Six weeks after West Chester Twp. Trustee Lee Wong showed brutal scars inflicted while serving in the U.S. Army, he is continuing to be active in the movement to stop violence against those of Asian and Pacific Islander descent.

On March 23, the four-term township trustee stood up during a township trustee meeting, lifted his shirt and bared his scars he suffered while stationed at the U.S. Army base Fort Jackson in South Carolina.

“Is this patriot enough?” Wong, 69, asked as he lifted his shirt displaying his scars. He said his patriotism has been questioned, including at a polling location in early 2020.

Wong said he felt compelled, in part, to bare his scarred chest because of the rising number of anti-Asian racism in the country. He said he couldn’t remain silent fearing the violence would continue. Though it wasn’t why he decided to break any silence, Wong’s March speech was just a week after eight people, six of them Asian women, were shot to death at spas in the Atlanta area.

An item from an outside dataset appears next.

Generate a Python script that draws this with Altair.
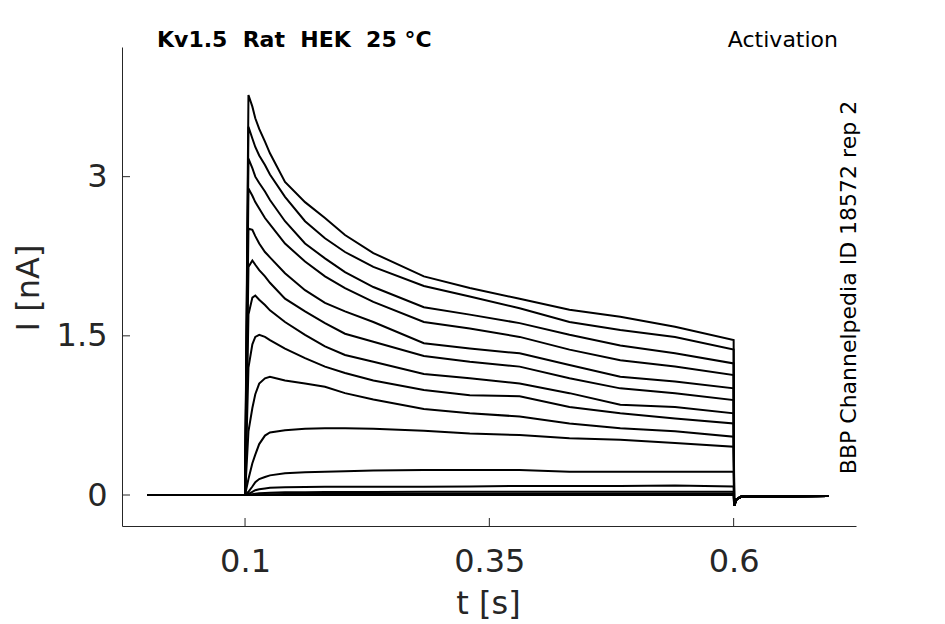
import altair as alt
import pandas as pd

# ---- time base (s) ----
t_pre = [0.0]
t_pulse = [0.1, 0.1035, 0.1075, 0.1105, 0.1145, 0.1204, 0.1255, 0.1409, 0.1614,
           0.1818, 0.2023, 0.2313, 0.283, 0.330, 0.381, 0.432, 0.484, 0.540, 0.600]
t_tail = [0.6005, 0.603, 0.608, 0.697]
i_pre = [0.0]
i_tail = [-0.10, -0.04, -0.015, -0.01]

# ---- current during the pulse (nA), one list per sweep ----
sweep_01 = [0, 3.77, 3.66, 3.55, 3.45, 3.33, 3.22, 2.95, 2.76, 2.61, 2.45, 2.28, 2.06, 1.95, 1.85, 1.745, 1.68, 1.585, 1.46]
sweep_02 = [0, 3.47, 3.36, 3.28, 3.20, 3.11, 3.02, 2.81, 2.58, 2.42, 2.29, 2.15, 1.97, 1.87, 1.76, 1.63, 1.555, 1.49, 1.37]
sweep_03 = [0, 3.17, 3.08, 3.00, 2.94, 2.86, 2.78, 2.58, 2.37, 2.23, 2.10, 1.96, 1.77, 1.70, 1.62, 1.51, 1.41, 1.335, 1.24]
sweep_04 = [0, 2.89, 2.82, 2.76, 2.70, 2.61, 2.55, 2.37, 2.20, 2.06, 1.95, 1.82, 1.63, 1.57, 1.49, 1.37, 1.27, 1.21, 1.13]
sweep_05 = [0, 2.51, 2.50, 2.44, 2.37, 2.29, 2.24, 2.09, 1.93, 1.81, 1.73, 1.63, 1.43, 1.38, 1.335, 1.225, 1.115, 1.07, 1.005]
sweep_06 = [0, 2.15, 2.21, 2.17, 2.12, 2.06, 2.00, 1.85, 1.73, 1.62, 1.52, 1.445, 1.31, 1.255, 1.21, 1.10, 1.005, 0.96, 0.895]
sweep_07 = [0, 1.70, 1.86, 1.88, 1.84, 1.79, 1.74, 1.63, 1.51, 1.40, 1.32, 1.255, 1.14, 1.10, 1.05, 0.96, 0.85, 0.83, 0.77]
sweep_08 = [0, 1.20, 1.42, 1.49, 1.51, 1.49, 1.46, 1.38, 1.29, 1.21, 1.15, 1.08, 0.99, 0.94, 0.93, 0.83, 0.77, 0.72, 0.675]
sweep_09 = [0, 0.60, 0.82, 0.95, 1.05, 1.10, 1.115, 1.08, 1.05, 1.02, 0.96, 0.90, 0.81, 0.77, 0.74, 0.675, 0.63, 0.60, 0.55]
sweep_10 = [0, 0.15, 0.30, 0.38, 0.48, 0.56, 0.59, 0.61, 0.625, 0.63, 0.63, 0.625, 0.605, 0.58, 0.565, 0.535, 0.52, 0.49, 0.455]
sweep_11 = [0, 0.03, 0.08, 0.12, 0.15, 0.17, 0.185, 0.205, 0.215, 0.22, 0.225, 0.23, 0.236, 0.236, 0.236, 0.22, 0.22, 0.22, 0.22]
sweep_12 = [0, 0.01, 0.03, 0.045, 0.055, 0.062, 0.068, 0.072, 0.075, 0.078, 0.078, 0.078, 0.078, 0.08, 0.085, 0.085, 0.085, 0.09, 0.08]
sweep_13 = [0, 0.003, 0.008, 0.012, 0.016, 0.02, 0.022, 0.025, 0.027, 0.028, 0.028, 0.028, 0.03, 0.03, 0.03, 0.03, 0.03, 0.03, 0.03]
sweep_14 = [0, 0.001, 0.003, 0.004, 0.006, 0.007, 0.008, 0.009, 0.01, 0.01, 0.01, 0.01, 0.012, 0.012, 0.012, 0.012, 0.012, 0.012, 0.012]
sweep_15 = [0, 0, 0, 0, 0, 0, 0, 0, 0, 0, 0, 0, 0, 0, 0, 0, 0, 0, 0]

sweeps = [sweep_01, sweep_02, sweep_03, sweep_04, sweep_05, sweep_06, sweep_07, sweep_08,
          sweep_09, sweep_10, sweep_11, sweep_12, sweep_13, sweep_14, sweep_15]

x_ticks = [0.1, 0.35, 0.6]
y_ticks = [0, 1.5, 3]

title_left = "Kv1.5\u00a0 Rat\u00a0 HEK\u00a0 25 °C"
title_right = "Activation"
side_text = "BBP Channelpedia ID 18572 rep 2"

# ---- long table ----
rows = []
for k, sw in enumerate(sweeps):
    ts = t_pre + t_pulse + t_tail
    vs = i_pre + sw + i_tail
    for j, (t, v) in enumerate(zip(ts, vs)):
        rows.append({"sweep": k, "order": j, "t": t, "I": v})
df = pd.DataFrame(rows)

W, H = 734, 479
xs = alt.Scale(domain=[-0.0259, 0.7252], nice=False, zero=False)
ys = alt.Scale(domain=[-0.292, 4.222], nice=False, zero=False)

lines = alt.Chart(df).mark_line(color="black", strokeWidth=2).encode(
    x=alt.X("t:Q", scale=xs, axis=alt.Axis(
        values=x_ticks, format="~g", title="t [s]", labelPadding=20,
        titleX=366, titleY=87, titleAlign="center", titleBaseline="alphabetic")),
    y=alt.Y("I:Q", scale=ys, axis=alt.Axis(
        values=y_ticks, format="~g", title="I [nA]", labelPadding=15,
        titleX=-83.7, titleY=240.5, titleAngle=270, titleAlign="center",
        titleBaseline="alphabetic")),
    detail="sweep:N",
    order="order:Q",
)

xtick_marks = alt.Chart(pd.DataFrame({"t": x_ticks})).mark_rule(
    color="#262626", strokeWidth=1).encode(
    x=alt.X("t:Q", scale=xs), y=alt.value(H), y2=alt.value(H - 8))

ytick_marks = alt.Chart(pd.DataFrame({"I": y_ticks})).mark_rule(
    color="#262626", strokeWidth=1).encode(
    y=alt.Y("I:Q", scale=ys), x=alt.value(0), x2=alt.value(8))

t1 = alt.Chart(pd.DataFrame({"s": [title_left]})).mark_text(
    font="DejaVu Sans", fontSize=22, fontWeight="bold", color="black",
    align="left", baseline="alphabetic").encode(
    text="s:N", x=alt.value(35), y=alt.value(-0.5))

t2 = alt.Chart(pd.DataFrame({"s": [title_right]})).mark_text(
    font="DejaVu Sans", fontSize=22, color="black",
    align="right", baseline="alphabetic").encode(
    text="s:N", x=alt.value(716), y=alt.value(-0.5))

t3 = alt.Chart(pd.DataFrame({"s": [side_text]})).mark_text(
    font="DejaVu Sans", fontSize=22, color="black", angle=270,
    align="center", baseline="alphabetic").encode(
    text="s:N", x=alt.value(734), y=alt.value(240.5))

chart = alt.layer(lines, xtick_marks, ytick_marks, t1, t2, t3).properties(
    width=W, height=H,
    autosize=alt.AutoSizeParams(type="none"),
    padding={"left": 114, "top": 39, "right": 80, "bottom": 96},
).configure_view(stroke=None).configure_axis(
    grid=False, tickSize=0, domainColor="#262626", domainWidth=1,
    labelFont="DejaVu Sans", labelFontSize=32, labelColor="#262626",
    titleFont="DejaVu Sans", titleFontSize=32, titleFontWeight="normal",
    titleColor="#262626",
)

chart.save("out.html", embed_options={"renderer": "svg", "actions": False})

Connecticut Attorney General William Tong invited Wong to be one of the keynote speakers at Tuesday’s Attorney General Association conference. He gave another address on Wednesday at an American Legion conference in New York City, the same city as the most recent attack against a person of Asian descent. Sunday night near Times Square, a 31-year-old woman was attacked with a hammer while walking to the subway with a friend, according to news reports.

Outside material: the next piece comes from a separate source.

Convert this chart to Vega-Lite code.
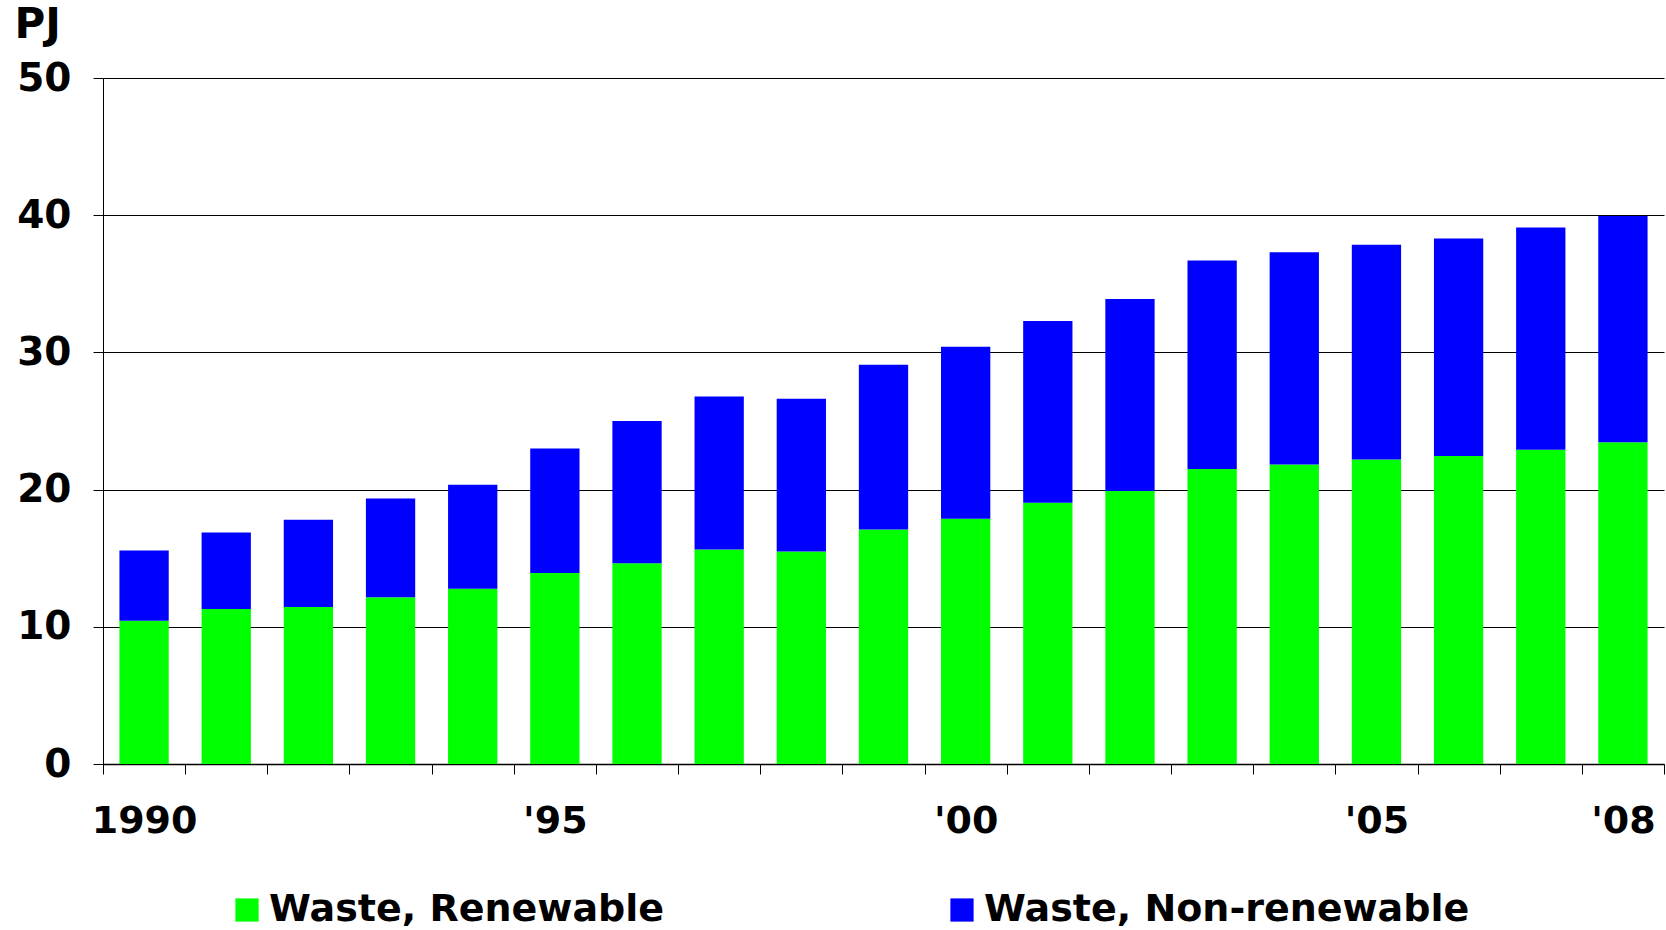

Wong says he’s been verbally abused because of his heritage and has been a victim of a race-based attack. Wong, who is of Chinese descent and grew up in Malaysia, moved to the U.S. in December 1970 when he was 18. He lived just outside Chicago, which is where he was attacked because someone thought he was Japanese.

Wong said he was told last year by someone unknown to him that he wasn’t “American enough for him.”

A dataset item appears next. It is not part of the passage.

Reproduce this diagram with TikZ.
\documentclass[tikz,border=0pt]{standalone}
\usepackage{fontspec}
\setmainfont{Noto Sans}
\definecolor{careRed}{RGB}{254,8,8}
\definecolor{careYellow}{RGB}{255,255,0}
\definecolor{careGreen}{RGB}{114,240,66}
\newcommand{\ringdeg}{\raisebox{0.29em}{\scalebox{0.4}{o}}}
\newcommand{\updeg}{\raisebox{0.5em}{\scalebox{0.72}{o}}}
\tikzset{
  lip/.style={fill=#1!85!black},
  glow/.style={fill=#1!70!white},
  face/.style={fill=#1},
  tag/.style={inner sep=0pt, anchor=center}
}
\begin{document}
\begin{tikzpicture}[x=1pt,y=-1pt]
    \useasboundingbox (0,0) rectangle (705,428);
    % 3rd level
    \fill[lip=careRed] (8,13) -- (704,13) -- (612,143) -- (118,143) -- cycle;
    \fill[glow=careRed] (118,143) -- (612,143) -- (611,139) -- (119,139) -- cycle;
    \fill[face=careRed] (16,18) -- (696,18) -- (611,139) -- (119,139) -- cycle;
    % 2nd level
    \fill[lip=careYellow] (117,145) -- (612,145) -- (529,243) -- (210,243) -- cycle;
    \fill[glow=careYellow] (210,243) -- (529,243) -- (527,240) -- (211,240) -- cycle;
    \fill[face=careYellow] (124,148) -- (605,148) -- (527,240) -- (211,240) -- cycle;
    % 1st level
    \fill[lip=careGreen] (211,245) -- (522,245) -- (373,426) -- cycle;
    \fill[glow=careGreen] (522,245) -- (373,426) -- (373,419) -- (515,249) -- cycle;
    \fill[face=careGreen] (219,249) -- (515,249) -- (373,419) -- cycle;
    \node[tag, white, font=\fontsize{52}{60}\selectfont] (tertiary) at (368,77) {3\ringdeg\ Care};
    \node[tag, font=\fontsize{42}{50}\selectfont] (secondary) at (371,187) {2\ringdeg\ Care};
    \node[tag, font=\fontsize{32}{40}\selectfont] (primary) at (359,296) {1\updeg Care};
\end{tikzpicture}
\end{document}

Wong’s message at the March 23 trustees meeting has been the same he’s repeated in various interviews and at several events, including this week in Washington, D.C., and New York City: “We are all the same, we are all equal.”

Wong told the in-person audience at the AGA conference and those watching the livestream, “Our message should be, ‘We have no tolerance for those who hate and plot to turn white against Black, Black against Asians, Hispanic against Black, or Black against white, and everybody against everybody.’

“As individuals, and as a nation, we fight for redemption every day. Our task, and even our duty, is to come together… and work fervently to make a more perfect union.”

Before Tuesday’s event, Wong told the Journal-News, “We cannot be one group against another … or there will never be peace.”

Repeating a message offered recently by U.S. Sen. Tim Scott, R-South Carolina, and later by President Joe Biden, Wong said, “America is not a racist country,” and later added, “We, like all nations, have people who do bad things. There are racists among us.”

Quoting President Ronald Reagan, Wong also said, “Freedom is a fragile thing, and is never more than one generation away from extinction. It must be fought for and defended constantly by each generation.”

Wong, who has previously touted he’s “American by choice,” then added, “I feel that too many people take our nation for granted. Patriotism is not skin deep. True patriotism is in the heart.”